Space was rather limited, so I opted for the small Xen speakers rather than the floor-standing ones. But I went for the bigger of the two sub-woofers in the range. I wanted to give the impression of effortless power, and most small, cheaper sub-woofers manage to sound boomy, which actually gives the opposite impression to power and space.
Amplification was courtesy of a top-end Denon surround amplifier. This was a complex beast, and about as user-friendly as a cornered rattlesnake. The only other place I've seen so many inputs and outputs is round the back of a very big multitrack console. For example, it has seven optical inputs.
I ran a three-metre optical S/PDIF cable from the back of an MCE machine made by Carrera. One of the joys of using optical surround connections is that even after you've plugged it into the right hole, you can still get silence while the system decides, for example, whether you're feeding it a Dolby AC3 signal or, for example, DTS (Digital Theatre Systems). This proved to be easily enough time for me to have turned up the volume almost to maximum so that I could verify that there really was no audio coming through, above the hubbub of people chatting all around me. It was then that I realised exactly how powerful this combination of amplifier and speakers was. Having scraped myself and about 12 other people off the wall and ceiling, I was pretty surprised to find that the speakers were still working and quite untroubled by the trauma.

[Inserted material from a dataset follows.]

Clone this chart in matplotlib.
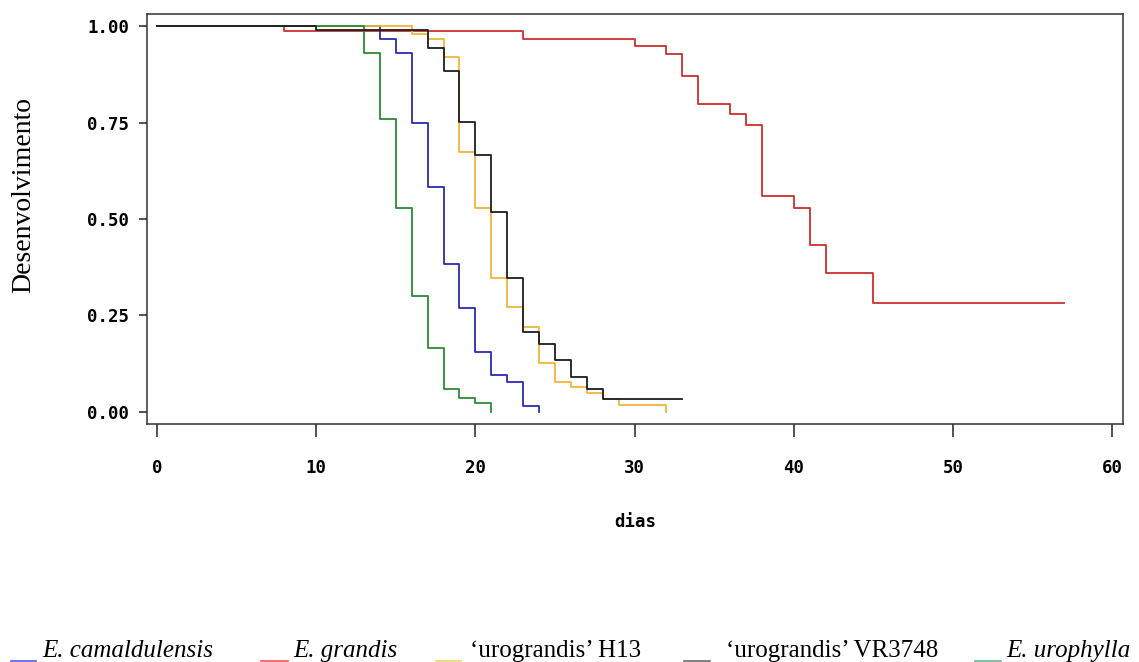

The combination of the plasma screen, high definition footage and speakers made a big impression on everyone. Only one journalist complained that the HD footage occasionally dropped frames, wrongly blaming the problem on the PC's 'flawed' architecture. In fact, we were using a VGA connection from the computer to the Plasma. When you do this, you sometimes lose frames or get a phenomenon called 'tearing', where the frame-rate of the VGA card doesn't match that of the video. There's no intrinsic reason why computer reproduction of audio or video should be in any way inferior to using dedicated hardware. The simple and rather obvious proof of this is that for several years, virtually every album or television program has been edited on a PC or Mac.